The FCC is to vote at its March 22 agenda meeting on an item addressing proper regulatory treatment for access to the Internet using wireless networks. That item is one of 13 set for a vote. The FCC is to take up almost 180 requests for waiver or review, or both, of USAC decisions on USF funding, and an amendment of Part 101 of Commission antenna requirements for the 10.7--11.7 GHz band. The FCC will consider its congressionally required report on competition in satellite communications, it said. The Satellite Industry Association has pressed the Commission to treat other platforms as competing with satellite. The FCC shouldn’t leave in the final document market distinctions listed in the notice of inquiry lest they give Congress a distorted view, SIA said. An order on the ABC-Citadel merger and another on FM digital broadcasting also are set for votes at meeting. The Commission will take up 2 other media items. One deals with exclusive contracts for video service providers in multiple dwelling units. The other evaluates about 200 applications to build new or modified noncommercial educational FM stations.

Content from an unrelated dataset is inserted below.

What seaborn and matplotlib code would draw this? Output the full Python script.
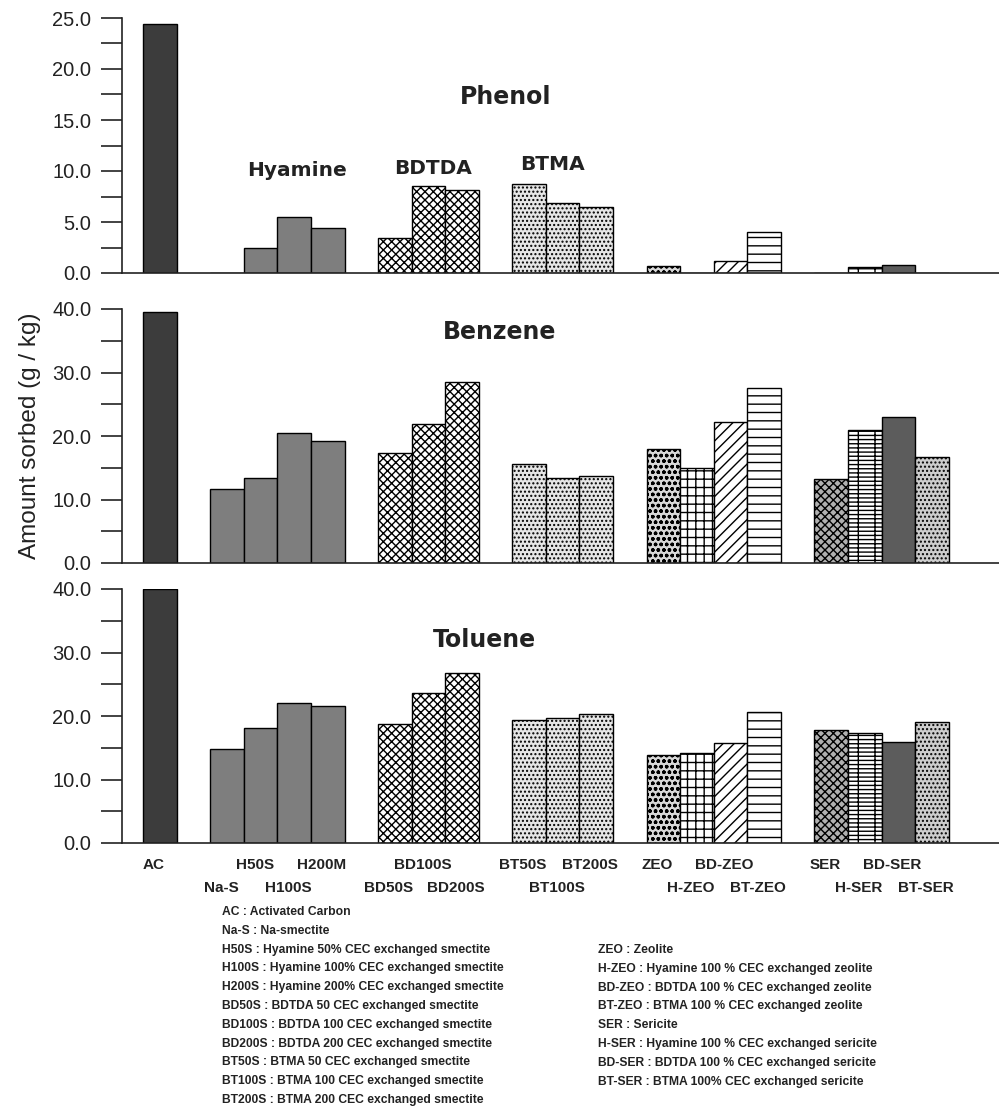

“Congress must act to restore our global leadership in broadband networks,” Sen. Smith (R-Ore.) said Tues. in prepared remarks to the Fiber to the Home Council annual meeting. Internet services, not voice, fuel innovation, he said, urging Congress to pass a bill (S-711) he co-sponsored with Sens. Dorgan (D-N.D.) and Pryor (D-Ark.) to allow annual use of $500 million from the Universal Service Fund (USF) to extend rural broadband. Smith introduced the bill Feb. 28. Smith also supports S-234 to bolster wireless broadband and municipal investment in Wi-Fi networks. Smith said he and Sen. Kerry (D-Mass.) will introduce a bill to push broadband by providing credits for research, depreciation for broadband equipment and credits for deploying broadband services to charitable and local emergency response entities. The bill would require a Dept. of Treasury study of depreciability of fiber equipment used in telecom services, Smith said: “All of these tax incentives will be temporary in order to spur broadband deployment over the next few years.”
The Satellite Industry Assn. has been meeting with FCC aides to lobby for reverse auctions to be instituted for distributing universal service subsidies, according to several filings. The satellite industry has been paying into the Universal Service Fund, SIA Exec. Dir. David Cavossa said, but won’t be eligible to receive subsidies until the FCC declares broadband services eligible. If satellite operators ask for subsidies only for the customer dish and modem, the service could be less expensive than running cable, fiber or telephone lines to rural, remote areas, said Cavossa. SIA is proposing a pilot USF program to test its hypothesis in the market, Cavossa said.
Mass. consumers will benefit if the FCC shifts universal service contributions from a revenue base to phone numbers, a pro-numbers group said Fri., challenging predictions of harm to consumers by the Mass. Consumer Coalition and the Keep USF Fair Coalition (CD March 9 p10). Opponents used “incorrect data and ‘funny math,'” said the USF by the Numbers Coalition. The opposing group “exaggerates how high numbers- based assessments would be” and overstates what Mass. customers now contribute to USF, said USF by the Numbers, composed of AT&T, CTIA, NCTA, USTelecom, Verizon, VON Coalition, DSL.Net, GCI and IDT Corp.